Der Kampf gegen den Krieg ist die zentrale Aufgabe der Arbeiterbewegung. Sie ist die einzige gesellschaftliche Kraft, die über die Machtmittel verfügt, den Einsatz der Bundeswehr zu stoppen, indem sie Transportwege und -mittel lahmgelegt, die Auslieferung von Rüstungsgütern verhindert und streikt. Massenstreik bis zum Stopp der Angriffe und dem Abzug aller Bundeswehrtruppen!

Dieser Kampf muß mit Agitation gegenüber den Rekruten und einfachen Soldaten in der Bundeswehr verbunden werden. Nein zum Einsatz gegen Serbien/Montenegro!

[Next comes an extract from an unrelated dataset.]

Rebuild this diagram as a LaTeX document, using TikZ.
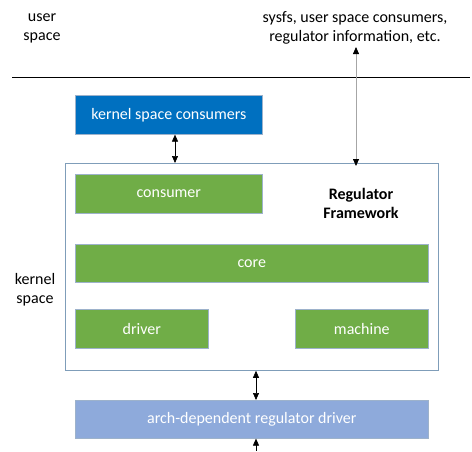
\documentclass[tikz,border=0pt]{standalone}
\usepackage{fontspec}
\setmainfont{Carlito}
\usetikzlibrary{arrows.meta,positioning}
\definecolor{kblue}{HTML}{0070C0}
\definecolor{kgreen}{HTML}{70AD47}
\definecolor{lblue}{HTML}{8EAADB}
\definecolor{fborder}{HTML}{7F9DB9}
\definecolor{boxedge}{HTML}{5B7FA8}
\tikzset{
  blk/.style={draw=boxedge!60, line width=0.6pt, text=white, font=\fontsize{16}{19}\selectfont, inner sep=0pt, anchor=north west},
  lbl/.style={font=\fontsize{16}{19}\selectfont, align=center, inner sep=0pt},
  dbl/.style={line width=0.6pt, {Triangle[length=7pt,width=6pt]}-{Triangle[length=7pt,width=6pt]}},
}
\begin{document}
\begin{tikzpicture}[x=1pt,y=-1pt]
\useasboundingbox (0,0) rectangle (472,451);
% labels
\node[lbl] (us) at (42,28) {user\\space};
\node[lbl] (ks) at (35,290) {kernel\\space};
\node[lbl] (sys) at (355,28) {sysfs, user space consumers,\\regulator information, etc.};
% separator
\coordinate (sepL) at (12,77);
\coordinate (sepR) at (470,77);
\draw[line width=0.8pt] (sepL) -- (sepR);
% boxes
\node[blk, fill=kblue, minimum width=187pt, minimum height=39pt] (ksc) at (75,95) {kernel space consumers};
\node[draw=fborder, line width=0.8pt, fill=white, minimum width=373pt, minimum height=207pt, anchor=north west, inner sep=0pt] (fw) at (65,163) {};
\node[blk, fill=kgreen, minimum width=187pt, minimum height=39pt] (cons) at (75,174) {consumer};
\node[lbl, font=\fontsize{16}{19}\selectfont\bfseries] (rf) at (361,203) {Regulator\\Framework};
\node[blk, fill=kgreen, minimum width=353pt, minimum height=38pt] (core) at (75,244) {core};
\node[blk, fill=kgreen, minimum width=133pt, minimum height=39pt] (drv) at (75,309) {driver};
\node[blk, fill=kgreen, minimum width=133pt, minimum height=39pt] (mach) at (295,309) {machine};
\node[blk, fill=lblue, minimum width=353pt, minimum height=38pt] (arch) at (75,400) {arch-dependent regulator driver};
% connectors
\coordinate (systop) at (356,47);
\draw[dbl] (ksc.south -| 175,0) -- (fw.north -| 175,0);
\draw[line width=0.8pt, draw=black!35, {Triangle[length=7pt,width=6pt,color=black]}-{Triangle[length=7pt,width=6pt,color=black]}] (systop) -- ([yshift=-3pt]fw.north -| systop);
\draw[dbl] (fw.south -| 256,0) -- (arch.north -| 256,0);
\coordinate (bot) at (256,451);
\draw[line width=0.6pt, {Triangle[length=7pt,width=6pt]}-] (arch.south -| 256,0) -- (bot);
\end{tikzpicture}
\end{document}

Verweigerung der Einsatzbefehle, Be- und Verhinderung der Kriegsanstrengung mit allen Mitteln einschließlich der Sabotage!

Der Krieg ist nicht nur eine Angelegenheit von Regierung und Armee. Hinter beiden stehen das Kapital und seine Profitinteressen. Entschädigungslose Enteignung der Rüstungsindustrie und Verstaatlichung unter Arbeiterkontrolle!

So kann der Krieg der Bundeswehr gegen Serbien und Montenegro in einen Krieg gegen Militarismus und bürgerliche Herrschaft umgewandelt werden.